» **The problem**:
Identify the lines that contain the word "this", then copy them.

» **Records to use**:
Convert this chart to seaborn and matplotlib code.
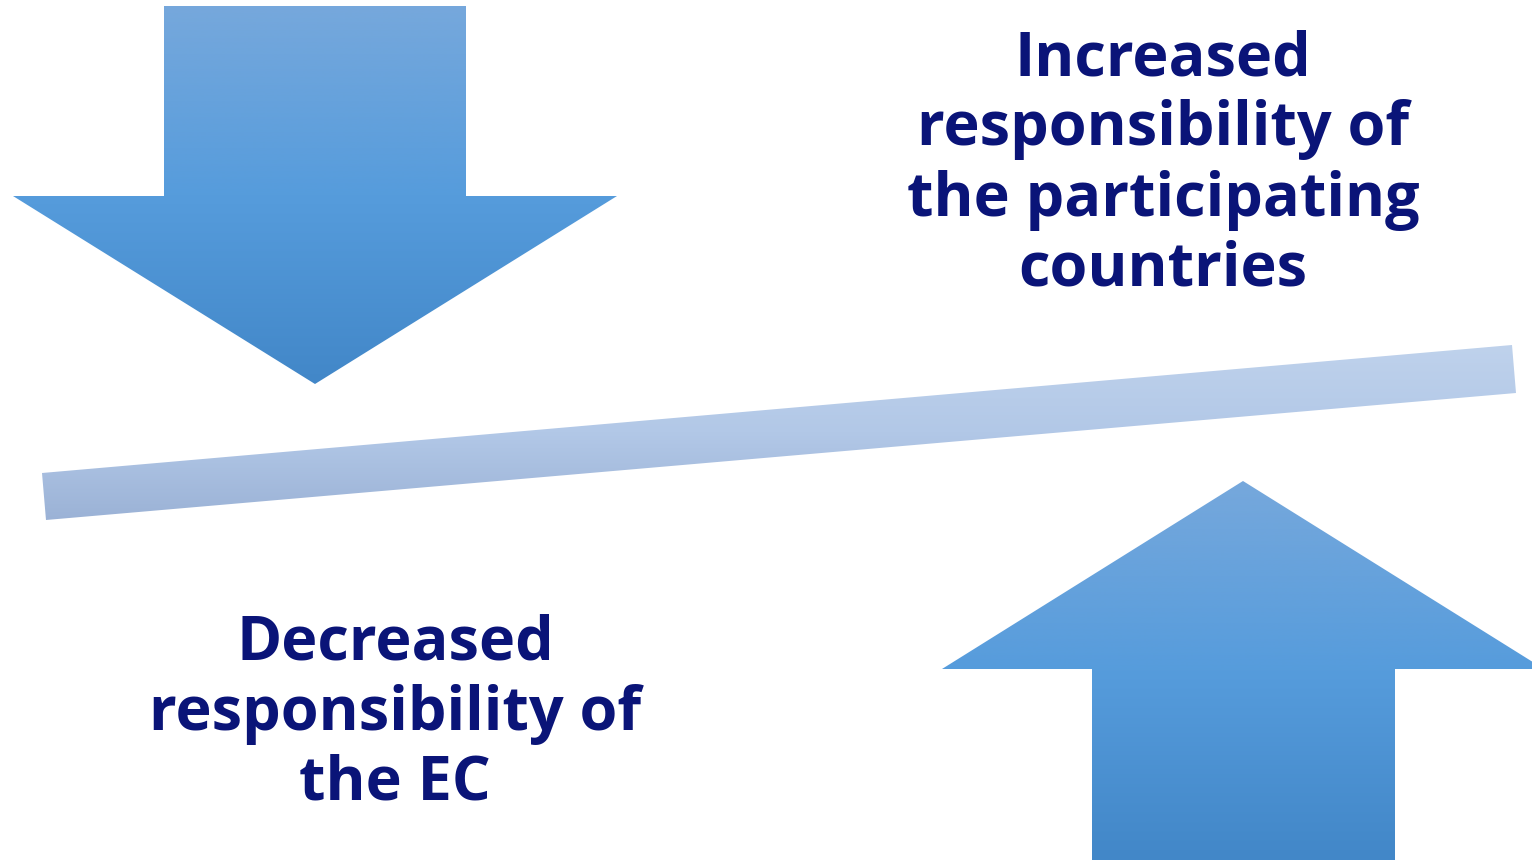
import matplotlib
matplotlib.use("Agg")
import numpy as np
import matplotlib.pyplot as plt
from matplotlib.patches import Polygon
import seaborn as sns

# texts of the diagram
top_lines = ["Increased", "responsibility of", "the participating", "countries"]
bottom_lines = ["Decreased", "responsibility of", "the EC"]

# colours of the gradients (top -> bottom)
arrow_colors = ["#76a8dc", "#569cdc", "#4287c8"]
bar_colors = ["#bfd2ec", "#b2c8e7", "#9bb2d6"]
text_color = "#0a1478"

sns.set_theme(style="white")
plt.rcParams["font.family"] = ["Open Sans", "DejaVu Sans"]

W, H = 1532, 860
fig = plt.figure(figsize=(W / 100, H / 100), dpi=100)
ax = fig.add_axes([0, 0, 1, 1])
ax.set_xlim(0, W)
ax.set_ylim(H, 0)
ax.axis("off")


def gradient_fill(points, colors, y0, y1):
    # vertical gradient clipped to a polygon
    cmap = sns.blend_palette(colors, as_cmap=True)
    xs = [p[0] for p in points]
    grad = np.linspace(0, 1, 256).reshape(-1, 1)
    poly = Polygon(points, closed=True, facecolor="none", edgecolor="none")
    ax.add_patch(poly)
    im = ax.imshow(grad, cmap=cmap, aspect="auto",
                   extent=(min(xs), max(xs), y1, y0), interpolation="bicubic")
    im.set_clip_path(poly)


# down arrow (top left)
down = [(164, 6), (466, 6), (466, 196), (617, 196), (315, 384),
        (13, 196), (164, 196)]
gradient_fill(down, arrow_colors, 6, 384)

# up arrow (bottom right)
up = [(1243, 481), (1544, 669), (1395, 669), (1395, 860), (1092, 860),
      (1092, 669), (942, 669)]
gradient_fill(up, arrow_colors, 481, 860)

# tilted bar
bar = [(42, 473), (1512, 345), (1516, 393), (46, 520)]
gradient_fill(bar, bar_colors, 345, 520)

ax.set_xlim(0, W)
ax.set_ylim(H, 0)

top_base = [75, 145, 216, 286]
for line, yb in zip(top_lines, top_base):
    ax.text(1163, yb, line, ha="center", va="baseline", fontsize=44,
            fontweight="bold", color=text_color)

bottom_base = [660, 730, 800]
for line, yb in zip(bottom_lines, bottom_base):
    ax.text(395, yb, line, ha="center", va="baseline", fontsize=44,
            fontweight="bold", color=text_color)

fig.savefig("out.png", dpi=100)
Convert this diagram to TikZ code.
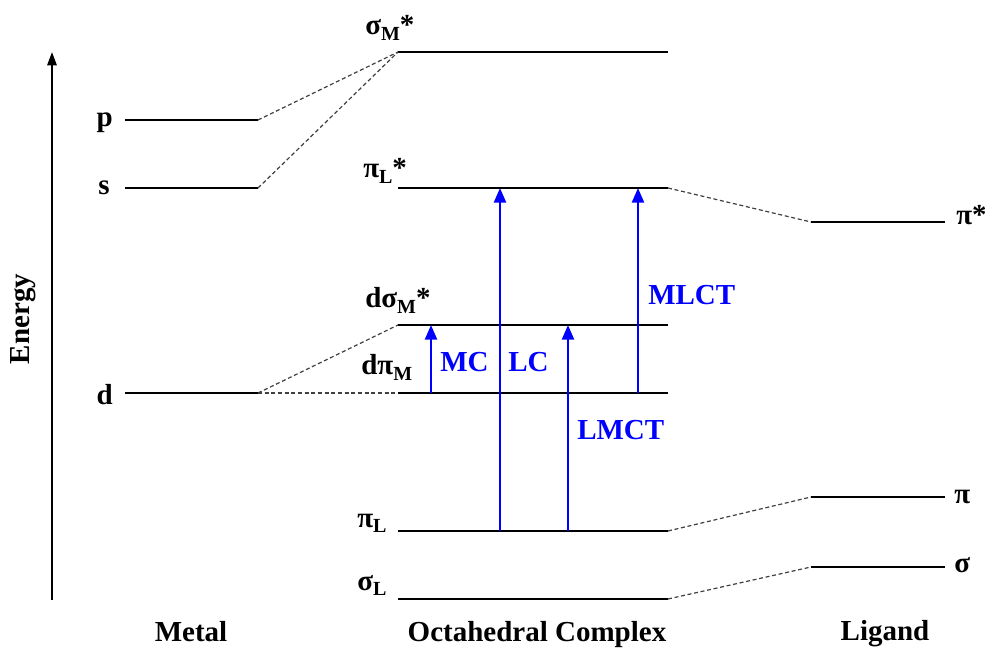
\documentclass[tikz,border=0pt]{standalone}
\usepackage{fontspec}
\setmainfont{Liberation Serif}
\usetikzlibrary{arrows.meta}
\newcommand{\levsub}[1]{\raisebox{-0.2em}{\fontsize{15}{15}\selectfont #1}}

\tikzset{
  level/.style={line width=2.1pt},
  corr/.style={draw={rgb, 255:red, 64; green, 64; blue, 64 }, line width=0.9pt, dash pattern=on 3pt off 2pt},
  trans/.style={draw={rgb, 255:red, 0; green, 0; blue, 255 }, line width=1.8pt, -{Triangle[length=11pt,width=9pt]}},
  lbl/.style={inner sep=0pt, font=\bfseries\fontsize{21.75}{26}\selectfont},
  tlbl/.style={lbl, text={rgb, 255:red, 0; green, 0; blue, 255 }}
}

\begin{document}
\begin{tikzpicture}[x=0.75pt,y=0.75pt,yscale=-1,xscale=1]
\path[use as bounding box] (0,0) rectangle (985,648);

%Energy axis
\coordinate (ax-b) at (52,600);
\coordinate (ax-t) at (52,52);
\draw [line width=1.5pt, -{Triangle[length=10pt,width=7pt]}] (ax-b) -- (ax-t) ;

%Metal levels
\coordinate (mp-w) at (125,120); \coordinate (mp-e) at (258,120);
\coordinate (ms-w) at (125,188); \coordinate (ms-e) at (258,188);
\coordinate (md-w) at (125,393); \coordinate (md-e) at (258,393);
\draw [level] (mp-w) -- (mp-e) ;
\draw [level] (ms-w) -- (ms-e) ;
\draw [level] (md-w) -- (md-e) ;

%Complex levels
\coordinate (sm-w) at (398,52);  \coordinate (sm-e) at (668,52);
\coordinate (pls-w) at (398,188); \coordinate (pls-e) at (668,188);
\coordinate (dsm-w) at (398,325); \coordinate (dsm-e) at (668,325);
\coordinate (dpm-w) at (398,393); \coordinate (dpm-e) at (668,393);
\coordinate (pl-w) at (398,531); \coordinate (pl-e) at (668,531);
\coordinate (sl-w) at (398,599); \coordinate (sl-e) at (668,599);
\draw [level] (sm-w) -- (sm-e) ;
\draw [level] (pls-w) -- (pls-e) ;
\draw [level] (dsm-w) -- (dsm-e) ;
\draw [level] (dpm-w) -- (dpm-e) ;
\draw [level] (pl-w) -- (pl-e) ;
\draw [level] (sl-w) -- (sl-e) ;

%Ligand levels
\coordinate (lps-w) at (811,222); \coordinate (lps-e) at (945,222);
\coordinate (lp-w) at (811,497);  \coordinate (lp-e) at (945,497);
\coordinate (ls-w) at (811,567);  \coordinate (ls-e) at (945,567);
\draw [level] (lps-w) -- (lps-e) ;
\draw [level] (lp-w) -- (lp-e) ;
\draw [level] (ls-w) -- (ls-e) ;

%Straight Lines (correlation)
\draw [corr] (mp-e) -- (sm-w) ;
\draw [corr] (ms-e) -- (sm-w) ;
\draw [corr] (md-e) -- (dsm-w) ;
\draw [corr] (md-e) -- (dpm-w) ;
\draw [corr] (pls-e) -- (lps-w) ;
\draw [corr] (pl-e) -- (lp-w) ;
\draw [corr] (sl-e) -- (ls-w) ;

%Transitions
\coordinate (mc) at (431,0);
\coordinate (lc) at (500,0);
\coordinate (lmct) at (568,0);
\coordinate (mlct) at (638,0);
\draw [trans] (mc |- dpm-w) -- (mc |- dsm-w) ;
\draw [trans] (lc |- pl-w) -- (lc |- pls-w) ;
\draw [trans] (lmct |- pl-w) -- (lmct |- dsm-w) ;
\draw [trans] (mlct |- dpm-w) -- (mlct |- pls-w) ;

% Text Node
\node [lbl, anchor=base east] (p-lab) at (113,127) {p};
\node [lbl, anchor=base east] (s-lab) at (110,195) {s};
\node [lbl, anchor=base east] (d-lab) at (113,405) {d};
% Text Node
\node [lbl, anchor=base west] (sm-lab) at (365,35) {σ\levsub{M}*};
\node [lbl, anchor=base west] (pls-lab) at (363,178) {π\levsub{L}*};
\node [lbl, anchor=base west] (dsm-lab) at (365,308) {dσ\levsub{M}*};
\node [lbl, anchor=base west] (dpm-lab) at (361,375) {dπ\levsub{M}};
\node [lbl, anchor=base west] (pl-lab) at (357,527) {π\levsub{L}};
\node [lbl, anchor=base west] (sl-lab) at (357,590) {σ\levsub{L}};
% Text Node
\node [lbl, anchor=base west] (lps-lab) at (956,225) {π*};
\node [lbl, anchor=base west] (lp-lab) at (954,503) {π};
\node [lbl, anchor=base west] (ls-lab) at (954,572) {σ};
% Text Node
\node [tlbl, anchor=base west] (mc-lab) at (440,372) {MC};
\node [tlbl, anchor=base west] (lc-lab) at (508,372) {LC};
\node [tlbl, anchor=base west] (lmct-lab) at (577,440) {LMCT};
\node [tlbl, anchor=base west] (mlct-lab) at (648,305) {MLCT};
% Text Node
\node [lbl, anchor=base] (metal-lab) at (191,641) {Metal};
\node [lbl, anchor=base] (oct-lab) at (537,641) {Octahedral Complex};
\node [lbl, anchor=base] (lig-lab) at (885,640) {Ligand};
\node [lbl, anchor=base, rotate=90] (en-lab) at (29,319) {Energy};

\end{tikzpicture}
\end{document}
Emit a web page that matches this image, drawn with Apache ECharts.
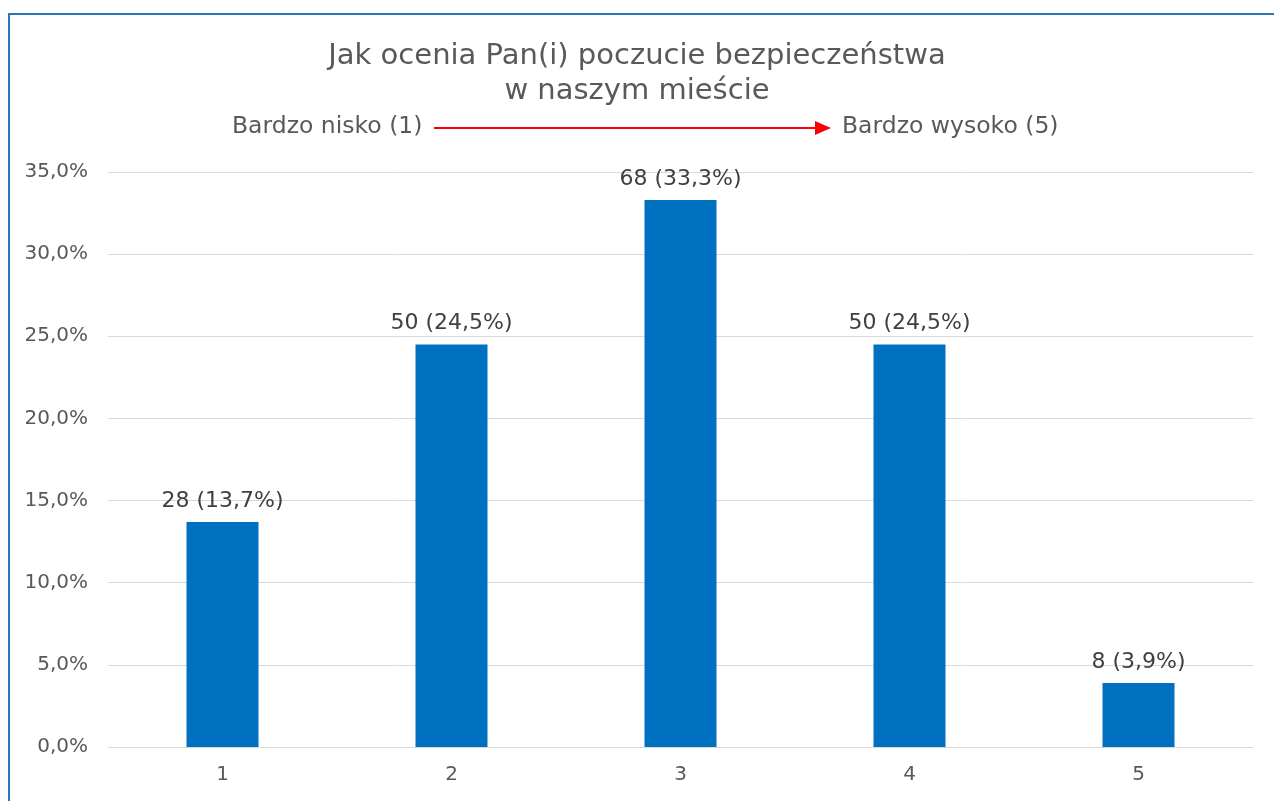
<!DOCTYPE html>
<html lang="pl">
<head>
	<meta charset="UTF-8">
	<title>Poczucie bezpieczeństwa</title>
	<style type="text/css">
		html, body { margin: 0; padding: 0; background: #fff; overflow: hidden; }
		#ramka {
			position: absolute;
			left: 8px;
			top: 13px;
			width: 1320px;
			height: 900px;
			border: 2px solid #2e75b6;
		}
		#container {
			position: absolute;
			left: 0;
			top: 0;
			width: 1274px;
			height: 801px;
		}
	</style>
	<script type="text/javascript" src="https://cdn.jsdelivr.net/npm/echarts/dist/echarts.min.js"></script>
</head>
<body>
	<div id="ramka"></div>
	<div id="container"></div>
	<script type="text/javascript">
	// dane z wykresu
	var kategorie = ['1', '2', '3', '4', '5'];
	var liczby = [28, 50, 68, 50, 8];
	var procenty = [13.7, 24.5, 33.3, 24.5, 3.9];

	var font = '"DejaVu Sans", Verdana, sans-serif';
	var dom = document.getElementById("container");
	var myChart = echarts.init(dom);

	function przecinek(v, d) {
		return v.toFixed(d).replace('.', ',');
	}

	var option = {
		animation: false,
		title: {
			text: 'Jak ocenia Pan(i) poczucie bezpieczeństwa\nw naszym mieście',
			left: 'center',
			top: 34,
			textStyle: {
				fontFamily: font,
				fontSize: 29,
				fontWeight: 'normal',
				color: '#595959',
				lineHeight: 35
			}
		},
		graphic: [
			{
				type: 'text', left: 232, top: 115,
				style: { text: 'Bardzo nisko (1)', font: '23.5px ' + font, fill: '#595959' }
			},
			{
				type: 'text', left: 842, top: 115,
				style: { text: 'Bardzo wysoko (5)', font: '23.5px ' + font, fill: '#595959' }
			},
			{
				type: 'line',
				shape: { x1: 434, y1: 128, x2: 818, y2: 128 },
				style: { stroke: '#ff0000', lineWidth: 2 }
			},
			{
				type: 'polygon',
				shape: { points: [[815, 121], [831, 128], [815, 135]] },
				style: { fill: '#ff0000' }
			}
		],
		grid: {
			left: 108,
			right: 21,
			top: 172,
			bottom: 54
		},
		xAxis: {
			type: 'category',
			data: kategorie,
			axisLine: { show: true, lineStyle: { color: '#d9d9d9', width: 1 } },
			axisTick: { show: false },
			axisLabel: { fontFamily: font, fontSize: 20, color: '#595959', margin: 18 }
		},
		yAxis: {
			type: 'value',
			min: 0,
			max: 35,
			interval: 5,
			axisLine: { show: false },
			axisTick: { show: false },
			splitLine: { lineStyle: { color: '#d9d9d9', width: 1 } },
			axisLabel: {
				fontFamily: font,
				fontSize: 20,
				color: '#595959',
				margin: 20,
				formatter: function (v) { return przecinek(v, 1) + '%'; }
			}
		},
		series: [
			{
				type: 'bar',
				data: procenty,
				barWidth: 72,
				itemStyle: { color: '#0070c0' },
				label: {
					show: true,
					position: 'top',
					distance: 10,
					fontFamily: font,
					fontSize: 22,
					color: '#404040',
					formatter: function (p) {
						return liczby[p.dataIndex] + ' (' + przecinek(p.value, 1) + '%)';
					}
				}
			}
		]
	};
	myChart.setOption(option, true);
	</script>
</body>
</html>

» **Written reply**:
Convert this chart to seaborn and matplotlib code.
Convert this diagram to TikZ code.
Emit a web page that matches this image, drawn with Apache ECharts.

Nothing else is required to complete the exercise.